The Nigerian government has vowed to shut down all social media sites that allow provocative words or posts to be used to spread division in the country.
The Minister for Information and Culture, Alhaji Lai Mohammed stated this before the House of Representatives Joint Committee on Information, Justice, and Communication.
The Government made this threat before the House of Representatives Joint Committee on Information, Justice, and Communication on Tuesday at the National Assembly in Abuja while answering questions on the ban on Twitter, a microblogging site.
He said Twitter made its platform available as a choice for people who want to destabilise and cause disunity in Nigeria.
“We want Twitter to be registered first in the country before they can operate,” he said.
On whether any channel of dialogue had been opened with Twitter, the minister said “we tried to but they rebuffed us. They are not known to us. They are not registered, but we hope we will be able to engage them”, as he lamented that the organisation had no investment in Nigeria, but in Ghana, while the target market was Nigeria.
The minister also denied the widely held opinion that the move was intended to stifle free speech and press freedom.
“There was no intention of the federal government to stifle free speech in the country. The only reason we suspended Twitter is that it was promoting disunity.
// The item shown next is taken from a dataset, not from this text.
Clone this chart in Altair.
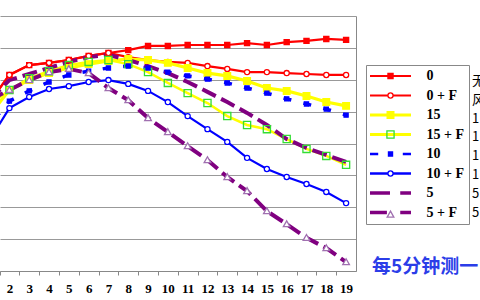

Its activities are inimical to the unity of the country,” Mohammed insisted.
He said the government would not hesitate to suspend other social platforms such as Facebook, Instagram, WhatsApp, Google hangout, and others if they are found to be promoting posts or statements capable of destabilising the country.
There was a mild drama when the Convener, Coalition in Defence Of Nigerian Democracy, Ariyo Dare Atoye who was at the venue of the hearing raised his hand to contribute but was ruled out of order and shut down by the Chairman of the Committee, Olusegun Odebunmi.
Odebunmi insisted that only the minister would be allowed to make a presentation.
Ariyo said he was a Nigerian and a user of Twitter, noting that it was wrong for the committee chairman to rule him out of order.
The activist added that the National Assembly is meant for all Nigerians and that he was at the hearing to observe the investigative hearing and ask questions as a Nigerian.
He said the minister was wrong in his presentation, adding that he defended the need for Nigeria to have independent media when he was in the opposition.
He wondered how the same person changed overnight to become an advocate of regulated social media.